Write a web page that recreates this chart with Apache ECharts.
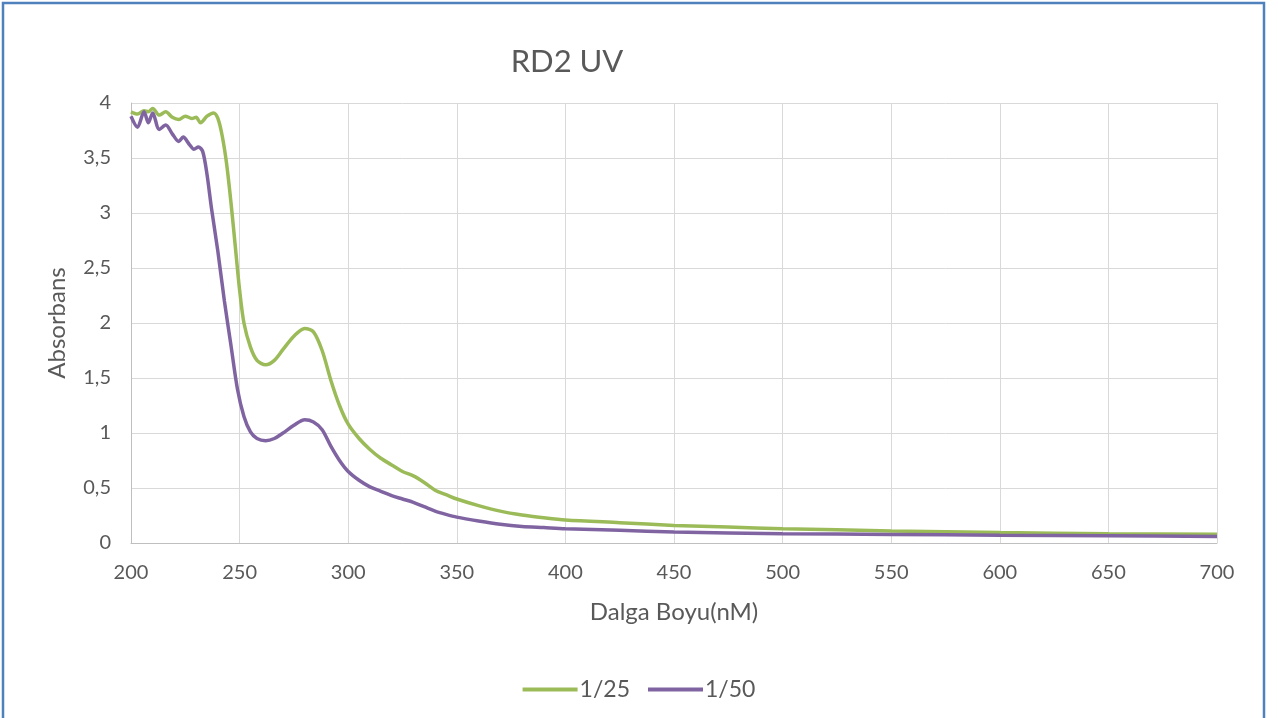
<!DOCTYPE html>
<html>
<head>
<meta charset="utf-8">
<script src="https://cdn.jsdelivr.net/npm/echarts@6/dist/echarts.min.js"></script>
<style>
html,body{margin:0;padding:0;background:#fff;}
#c{width:1278px;height:718px;}
</style>
</head>
<body>
<div id="c"></div>
<script>
const titleText = 'RD2 UV';
const xName = 'Dalga Boyu(nM)';
const yName = 'Absorbans';
const seriesNames = ['1/25', '1/50'];

const greenX = [200,203,206,208,210,213,216,219,222,225,228,230,232,235,238,240,242,244,246,248,250,252,255,258,262,266,270,275,280,284,288,292,296,300,305,310,315,320,325,330,335,340,345,350,360,370,380,390,400,425,450,475,500,550,600,650,700];
const greenY = [3.92,3.90,3.93,3.92,3.95,3.89,3.92,3.87,3.85,3.88,3.86,3.87,3.82,3.88,3.91,3.86,3.70,3.45,3.10,2.70,2.30,2.00,1.78,1.66,1.62,1.66,1.76,1.88,1.95,1.92,1.75,1.48,1.25,1.08,0.95,0.85,0.77,0.71,0.65,0.61,0.55,0.48,0.44,0.40,0.34,0.29,0.255,0.23,0.21,0.185,0.16,0.145,0.13,0.11,0.095,0.085,0.08];

const purpleX = [200,203,206,208,210,213,216,219,222,224,227,229,231,233,235,237,240,243,246,249,252,255,258,262,266,270,275,280,284,288,292,296,300,305,310,315,320,325,330,335,340,345,350,360,370,380,390,400,425,450,500,550,600,650,700];
const purpleY = [3.88,3.78,3.92,3.82,3.91,3.76,3.80,3.72,3.65,3.69,3.62,3.58,3.60,3.56,3.35,3.05,2.65,2.20,1.80,1.40,1.15,1.01,0.95,0.93,0.95,1.00,1.07,1.12,1.10,1.03,0.88,0.75,0.65,0.57,0.51,0.47,0.43,0.40,0.37,0.33,0.29,0.26,0.235,0.20,0.17,0.15,0.14,0.13,0.115,0.10,0.085,0.078,0.07,0.065,0.06];

const xTicks = {min: 200, max: 700, interval: 50};
const yTicks = {min: 0, max: 4, interval: 0.5};

const pair = (xs, ys) => xs.map((x, i) => [x, ys[i]]);
const fmt = v => String(v).replace('.', ',');

const chart = echarts.init(document.getElementById('c'), null, {renderer: 'canvas'});
const textColor = '#595959';
const font = 'Lato, "Open Sans", sans-serif';

chart.setOption({
  animation: false,
  backgroundColor: '#fff',
  textStyle: {fontFamily: font},
  graphic: [{
    type: 'rect',
    shape: {x: 3, y: 3, width: 1261, height: 740},
    style: {fill: 'none', stroke: '#4f81bd', lineWidth: 2.5},
    silent: true
  }],
  title: {
    text: titleText,
    left: 562, top: 41,
    textAlign: 'center',
    textStyle: {fontFamily: font, fontSize: 31, fontWeight: 'normal', color: textColor}
  },
  legend: {
    data: seriesNames,
    left: 'center', top: 673,
    itemWidth: 55, itemHeight: 4, itemGap: 18,
    icon: 'rect',
    textStyle: {fontFamily: font, fontSize: 23, color: textColor, padding: [0,0,0,-3]}
  },
  grid: {left: 131, right: 61, top: 103, bottom: 175, containLabel: false},
  xAxis: {
    type: 'value',
    min: xTicks.min, max: xTicks.max, interval: xTicks.interval,
    name: xName, nameLocation: 'middle', nameGap: 57,
    nameTextStyle: {fontFamily: font, fontSize: 24, color: textColor},
    axisLine: {show: true, lineStyle: {color: '#bfbfbf', width: 1}},
    axisTick: {show: false},
    axisLabel: {fontFamily: font, fontSize: 20, color: textColor, margin: 20},
    splitLine: {show: true, lineStyle: {color: '#d9d9d9', width: 1}}
  },
  yAxis: {
    type: 'value',
    min: yTicks.min, max: yTicks.max, interval: yTicks.interval,
    name: yName, nameLocation: 'middle', nameGap: 62, nameRotate: 90,
    nameTextStyle: {fontFamily: font, fontSize: 24, color: textColor},
    axisLine: {show: true, lineStyle: {color: '#bfbfbf', width: 1}},
    axisTick: {show: false},
    axisLabel: {fontFamily: font, fontSize: 20, color: textColor, margin: 20, formatter: fmt},
    splitLine: {show: true, lineStyle: {color: '#d9d9d9', width: 1}}
  },
  series: [
    {
      name: seriesNames[0], type: 'line', data: pair(greenX, greenY),
      smooth: 0.3, showSymbol: false, symbol: 'none',
      lineStyle: {color: '#9bbb59', width: 3.5}, itemStyle: {color: '#9bbb59'}
    },
    {
      name: seriesNames[1], type: 'line', data: pair(purpleX, purpleY),
      smooth: 0.3, showSymbol: false, symbol: 'none',
      lineStyle: {color: '#8064a2', width: 3.5}, itemStyle: {color: '#8064a2'}
    }
  ]
});
</script>
</body>
</html>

SHORT TASK: Print out the whole of the material word for word, without pictures.

EXERCISE RESPONSE:
Write a web page that recreates this chart with Apache ECharts.
<!DOCTYPE html>
<html>
<head>
<meta charset="utf-8">
<script src="https://cdn.jsdelivr.net/npm/echarts@6/dist/echarts.min.js"></script>
<style>
html,body{margin:0;padding:0;background:#fff;}
#c{width:1278px;height:718px;}
</style>
</head>
<body>
<div id="c"></div>
<script>
const titleText = 'RD2 UV';
const xName = 'Dalga Boyu(nM)';
const yName = 'Absorbans';
const seriesNames = ['1/25', '1/50'];

const greenX = [200,203,206,208,210,213,216,219,222,225,228,230,232,235,238,240,242,244,246,248,250,252,255,258,262,266,270,275,280,284,288,292,296,300,305,310,315,320,325,330,335,340,345,350,360,370,380,390,400,425,450,475,500,550,600,650,700];
const greenY = [3.92,3.90,3.93,3.92,3.95,3.89,3.92,3.87,3.85,3.88,3.86,3.87,3.82,3.88,3.91,3.86,3.70,3.45,3.10,2.70,2.30,2.00,1.78,1.66,1.62,1.66,1.76,1.88,1.95,1.92,1.75,1.48,1.25,1.08,0.95,0.85,0.77,0.71,0.65,0.61,0.55,0.48,0.44,0.40,0.34,0.29,0.255,0.23,0.21,0.185,0.16,0.145,0.13,0.11,0.095,0.085,0.08];

const purpleX = [200,203,206,208,210,213,216,219,222,224,227,229,231,233,235,237,240,243,246,249,252,255,258,262,266,270,275,280,284,288,292,296,300,305,310,315,320,325,330,335,340,345,350,360,370,380,390,400,425,450,500,550,600,650,700];
const purpleY = [3.88,3.78,3.92,3.82,3.91,3.76,3.80,3.72,3.65,3.69,3.62,3.58,3.60,3.56,3.35,3.05,2.65,2.20,1.80,1.40,1.15,1.01,0.95,0.93,0.95,1.00,1.07,1.12,1.10,1.03,0.88,0.75,0.65,0.57,0.51,0.47,0.43,0.40,0.37,0.33,0.29,0.26,0.235,0.20,0.17,0.15,0.14,0.13,0.115,0.10,0.085,0.078,0.07,0.065,0.06];

const xTicks = {min: 200, max: 700, interval: 50};
const yTicks = {min: 0, max: 4, interval: 0.5};

const pair = (xs, ys) => xs.map((x, i) => [x, ys[i]]);
const fmt = v => String(v).replace('.', ',');

const chart = echarts.init(document.getElementById('c'), null, {renderer: 'canvas'});
const textColor = '#595959';
const font = 'Lato, "Open Sans", sans-serif';

chart.setOption({
  animation: false,
  backgroundColor: '#fff',
  textStyle: {fontFamily: font},
  graphic: [{
    type: 'rect',
    shape: {x: 3, y: 3, width: 1261, height: 740},
    style: {fill: 'none', stroke: '#4f81bd', lineWidth: 2.5},
    silent: true
  }],
  title: {
    text: titleText,
    left: 562, top: 41,
    textAlign: 'center',
    textStyle: {fontFamily: font, fontSize: 31, fontWeight: 'normal', color: textColor}
  },
  legend: {
    data: seriesNames,
    left: 'center', top: 673,
    itemWidth: 55, itemHeight: 4, itemGap: 18,
    icon: 'rect',
    textStyle: {fontFamily: font, fontSize: 23, color: textColor, padding: [0,0,0,-3]}
  },
  grid: {left: 131, right: 61, top: 103, bottom: 175, containLabel: false},
  xAxis: {
    type: 'value',
    min: xTicks.min, max: xTicks.max, interval: xTicks.interval,
    name: xName, nameLocation: 'middle', nameGap: 57,
    nameTextStyle: {fontFamily: font, fontSize: 24, color: textColor},
    axisLine: {show: true, lineStyle: {color: '#bfbfbf', width: 1}},
    axisTick: {show: false},
    axisLabel: {fontFamily: font, fontSize: 20, color: textColor, margin: 20},
    splitLine: {show: true, lineStyle: {color: '#d9d9d9', width: 1}}
  },
  yAxis: {
    type: 'value',
    min: yTicks.min, max: yTicks.max, interval: yTicks.interval,
    name: yName, nameLocation: 'middle', nameGap: 62, nameRotate: 90,
    nameTextStyle: {fontFamily: font, fontSize: 24, color: textColor},
    axisLine: {show: true, lineStyle: {color: '#bfbfbf', width: 1}},
    axisTick: {show: false},
    axisLabel: {fontFamily: font, fontSize: 20, color: textColor, margin: 20, formatter: fmt},
    splitLine: {show: true, lineStyle: {color: '#d9d9d9', width: 1}}
  },
  series: [
    {
      name: seriesNames[0], type: 'line', data: pair(greenX, greenY),
      smooth: 0.3, showSymbol: false, symbol: 'none',
      lineStyle: {color: '#9bbb59', width: 3.5}, itemStyle: {color: '#9bbb59'}
    },
    {
      name: seriesNames[1], type: 'line', data: pair(purpleX, purpleY),
      smooth: 0.3, showSymbol: false, symbol: 'none',
      lineStyle: {color: '#8064a2', width: 3.5}, itemStyle: {color: '#8064a2'}
    }
  ]
});
</script>
</body>
</html>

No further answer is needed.